--- begin ---

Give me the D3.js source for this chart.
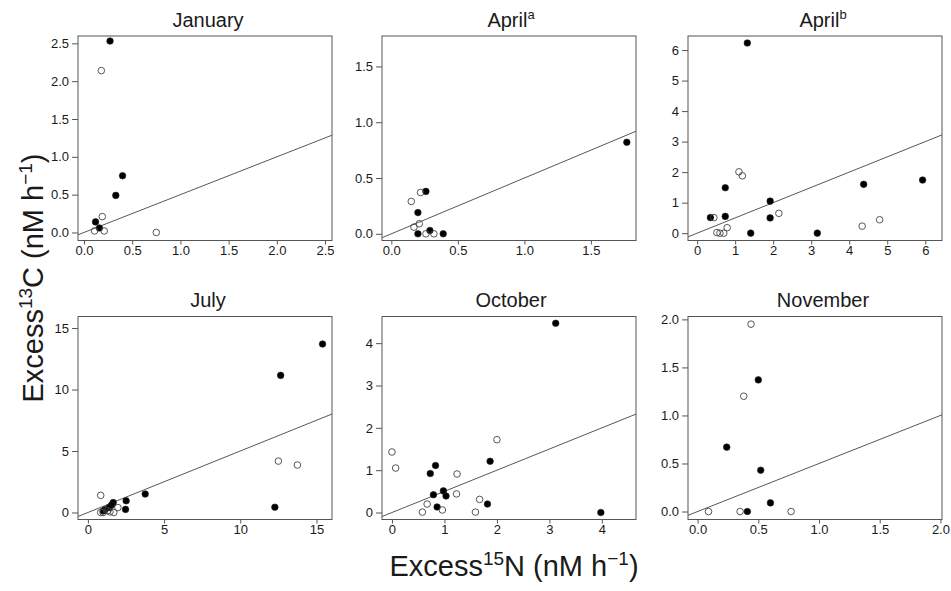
<!DOCTYPE html>
<html>
<head>
<meta charset="utf-8">
<script src="https://cdn.jsdelivr.net/npm/d3@7"></script>
<style>
  html, body { margin: 0; padding: 0; background: #fff; }
  svg { display: block; font-family: "Liberation Sans", Arial, Helvetica, sans-serif; }
</style>
</head>
<body>
<svg id="chart" width="951" height="591"></svg>
<script>
// Panel titles (month of sampling) and their superscript notes
const panelNames = ["January", "April", "April", "July", "October", "November"];
const panelNotes = ["", "a", "b", "", "", ""];

// Excess 15N (x) vs excess 13C (y), nM h^-1; filled and open symbols per panel
const janFilled = [[0.27, 2.53], [0.40, 0.75], [0.33, 0.49], [0.12, 0.14], [0.16, 0.06]];
const janOpen   = [[0.18, 2.14], [0.19, 0.21], [0.11, 0.02], [0.21, 0.02], [0.75, 0.0]];

const aprAFilled = [[1.77, 0.82], [0.26, 0.38], [0.20, 0.19], [0.20, 0.0], [0.29, 0.03], [0.39, 0.0]];
const aprAOpen   = [[0.15, 0.29], [0.22, 0.37], [0.21, 0.09], [0.17, 0.06], [0.26, 0.0], [0.32, 0.0]];

const aprBFilled = [[1.32, 6.23], [0.74, 1.49], [0.74, 0.55], [0.35, 0.51], [1.41, 0.0],
                    [1.92, 1.05], [1.92, 0.50], [3.16, 0.0], [4.38, 1.60], [5.93, 1.74]];
const aprBOpen   = [[0.44, 0.51], [1.10, 2.01], [1.19, 1.88], [0.52, 0.02], [0.60, 0.0],
                    [0.70, 0.0], [0.79, 0.18], [2.15, 0.65], [4.34, 0.23], [4.80, 0.44]];

const julFilled = [[15.4, 13.7], [12.65, 11.15], [12.27, 0.43], [3.76, 1.50], [2.51, 0.95],
                   [2.47, 0.25], [1.66, 0.81], [1.55, 0.60], [1.40, 0.40], [1.12, 0.22], [1.00, 0.12]];
const julOpen   = [[0.84, 1.39], [12.5, 4.18], [13.75, 3.86], [0.84, 0.0], [1.00, 0.0],
                   [1.45, 0.05], [1.70, 0.0], [1.97, 0.40], [1.30, 0.15]];

const octFilled = [[3.12, 4.47], [3.98, 0.0], [1.87, 1.21], [1.82, 0.20], [0.83, 1.11],
                   [0.73, 0.92], [0.79, 0.42], [0.98, 0.51], [1.03, 0.39], [0.86, 0.13]];
const octOpen   = [[0.00, 1.43], [0.07, 1.05], [2.00, 1.72], [1.24, 0.91], [1.23, 0.44],
                   [1.67, 0.31], [0.67, 0.20], [0.58, 0.01], [0.96, 0.06], [1.59, 0.01]];

const novFilled = [[0.50, 1.37], [0.24, 0.67], [0.52, 0.43], [0.60, 0.09], [0.41, 0.0]];
const novOpen   = [[0.44, 1.95], [0.38, 1.20], [0.09, 0.0], [0.35, 0.0], [0.77, 0.0]];

const filledSets = [janFilled, aprAFilled, aprBFilled, julFilled, octFilled, novFilled];
const openSets   = [janOpen, aprAOpen, aprBOpen, julOpen, octOpen, novOpen];

// Axis extents and tick labels per panel
const xDomains = [[-0.062, 2.572], [-0.07, 1.839], [-0.24, 6.44], [-0.65, 16.02], [-0.19, 4.65], [-0.079, 2.013]];
const yDomains = [[-0.106, 2.597], [-0.06, 1.773], [-0.24, 6.46], [-0.57, 15.94], [-0.165, 4.63], [-0.083, 2.03]];
const xTickValues = [[0, 0.5, 1, 1.5, 2, 2.5], [0, 0.5, 1, 1.5], [0, 1, 2, 3, 4, 5, 6],
                     [0, 5, 10, 15], [0, 1, 2, 3, 4], [0, 0.5, 1, 1.5, 2]];
const yTickValues = [[0, 0.5, 1, 1.5, 2, 2.5], [0, 0.5, 1, 1.5], [0, 1, 2, 3, 4, 5, 6],
                     [0, 5, 10, 15], [0, 1, 2, 3, 4], [0, 0.5, 1, 1.5, 2]];
const tickDecimals = [1, 1, 0, 0, 0, 1];

// Reference uptake ratio drawn as a line through the origin (13C = 0.5 x 15N)
const refSlope = 0.5;

// ---- layout ----
const svg = d3.select("#chart");
const colLeft = [78, 382, 688];
const colWidth = 254;
const rowTop = [36, 316.5];
const rowHeight = [204.5, 203];
const titleShift = [3, 2, 8];

const frameColor = "#555";
const textColor = "#1a1a1a";

panelNames.forEach((name, i) => {
  const col = i % 3, row = Math.floor(i / 3);
  const left = colLeft[col], top = rowTop[row];
  const w = colWidth, h = rowHeight[row];

  const x = d3.scaleLinear().domain(xDomains[i]).range([left, left + w]);
  const y = d3.scaleLinear().domain(yDomains[i]).range([top + h, top]);
  const fmt = d3.format("." + tickDecimals[i] + "f");

  const g = svg.append("g").attr("class", "panel");

  const clipId = "clip" + i;
  svg.append("clipPath").attr("id", clipId)
    .append("rect").attr("x", left).attr("y", top).attr("width", w).attr("height", h);

  // reference line
  const xd = xDomains[i];
  g.append("path")
    .attr("clip-path", `url(#${clipId})`)
    .attr("d", d3.line().x(d => x(d)).y(d => y(refSlope * d))(xd))
    .attr("fill", "none")
    .attr("stroke", "#444")
    .attr("stroke-width", 0.9);

  // filled symbols
  g.append("g").selectAll("circle")
    .data(filledSets[i]).join("circle")
    .attr("cx", d => x(d[0])).attr("cy", d => y(d[1]))
    .attr("r", 3.3)
    .attr("fill", "#000").attr("stroke", "#222").attr("stroke-width", 0.6);

  // open symbols
  g.append("g").selectAll("circle")
    .data(openSets[i]).join("circle")
    .attr("cx", d => x(d[0])).attr("cy", d => y(d[1]))
    .attr("r", 3.3)
    .attr("fill", "none").attr("stroke", "#444").attr("stroke-width", 0.9);

  // axes
  const xAxis = g.append("g")
    .attr("transform", `translate(0,${top + h})`)
    .call(d3.axisBottom(x).tickValues(xTickValues[i]).tickFormat(fmt).tickSize(4).tickSizeOuter(0).tickPadding(1.5));
  const yAxis = g.append("g")
    .attr("transform", `translate(${left},0)`)
    .call(d3.axisLeft(y).tickValues(yTickValues[i]).tickFormat(fmt).tickSize(6).tickSizeOuter(0).tickPadding(3));
  [xAxis, yAxis].forEach(a => {
    a.select(".domain").remove();
    a.selectAll(".tick line").attr("stroke", frameColor);
    a.selectAll(".tick text").attr("fill", textColor)
      .style("font-family", '"Liberation Sans", Arial, sans-serif').style("font-size", "13px");
  });

  // frame
  g.append("rect")
    .attr("x", left).attr("y", top).attr("width", w).attr("height", h)
    .attr("fill", "none").attr("stroke", frameColor).attr("stroke-width", 1);

  // title
  const t = g.append("text")
    .attr("x", left + w / 2 + titleShift[col]).attr("y", top - 9.5)
    .attr("text-anchor", "middle")
    .attr("fill", textColor)
    .style("font-size", "20px");
  t.append("tspan").text(name);
  if (panelNotes[i]) {
    t.append("tspan").attr("dy", -8).style("font-size", "13px").text(panelNotes[i]);
  }
});

// shared axis titles
function labelWithUnits(sel, iso, el) {
  sel.append("tspan").text("Excess");
  sel.append("tspan").attr("dy", -11).style("font-size", "19px").text(iso);
  sel.append("tspan").attr("dy", 11).text(el + " (nM h");
  sel.append("tspan").attr("dy", -11).style("font-size", "19px").text("\u22121");
  sel.append("tspan").attr("dy", 11).text(")");
}

const xLabel = svg.append("text")
  .attr("x", 514).attr("y", 576)
  .attr("text-anchor", "middle")
  .attr("fill", textColor)
  .style("font-size", "29px");
labelWithUnits(xLabel, "15", "N");

const yLabel = svg.append("text")
  .attr("transform", "translate(43,278) rotate(-90)")
  .attr("text-anchor", "middle")
  .attr("fill", textColor)
  .style("font-size", "29px");
labelWithUnits(yLabel, "13", "C");
</script>
</body>
</html>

--- end ---

**Requirement**
From the first line of the material down to the line containing "[1.45, 0.05], [1.70, 0.0], [1.97, 0.40], [1.30, 0.15]];", inclusive, return each line exactly, skipping any picture.

**Task answer**
Give me the D3.js source for this chart.
<!DOCTYPE html>
<html>
<head>
<meta charset="utf-8">
<script src="https://cdn.jsdelivr.net/npm/d3@7"></script>
<style>
  html, body { margin: 0; padding: 0; background: #fff; }
  svg { display: block; font-family: "Liberation Sans", Arial, Helvetica, sans-serif; }
</style>
</head>
<body>
<svg id="chart" width="951" height="591"></svg>
<script>
// Panel titles (month of sampling) and their superscript notes
const panelNames = ["January", "April", "April", "July", "October", "November"];
const panelNotes = ["", "a", "b", "", "", ""];

// Excess 15N (x) vs excess 13C (y), nM h^-1; filled and open symbols per panel
const janFilled = [[0.27, 2.53], [0.40, 0.75], [0.33, 0.49], [0.12, 0.14], [0.16, 0.06]];
const janOpen   = [[0.18, 2.14], [0.19, 0.21], [0.11, 0.02], [0.21, 0.02], [0.75, 0.0]];

const aprAFilled = [[1.77, 0.82], [0.26, 0.38], [0.20, 0.19], [0.20, 0.0], [0.29, 0.03], [0.39, 0.0]];
const aprAOpen   = [[0.15, 0.29], [0.22, 0.37], [0.21, 0.09], [0.17, 0.06], [0.26, 0.0], [0.32, 0.0]];

const aprBFilled = [[1.32, 6.23], [0.74, 1.49], [0.74, 0.55], [0.35, 0.51], [1.41, 0.0],
                    [1.92, 1.05], [1.92, 0.50], [3.16, 0.0], [4.38, 1.60], [5.93, 1.74]];
const aprBOpen   = [[0.44, 0.51], [1.10, 2.01], [1.19, 1.88], [0.52, 0.02], [0.60, 0.0],
                    [0.70, 0.0], [0.79, 0.18], [2.15, 0.65], [4.34, 0.23], [4.80, 0.44]];

const julFilled = [[15.4, 13.7], [12.65, 11.15], [12.27, 0.43], [3.76, 1.50], [2.51, 0.95],
                   [2.47, 0.25], [1.66, 0.81], [1.55, 0.60], [1.40, 0.40], [1.12, 0.22], [1.00, 0.12]];
const julOpen   = [[0.84, 1.39], [12.5, 4.18], [13.75, 3.86], [0.84, 0.0], [1.00, 0.0],
                   [1.45, 0.05], [1.70, 0.0], [1.97, 0.40], [1.30, 0.15]];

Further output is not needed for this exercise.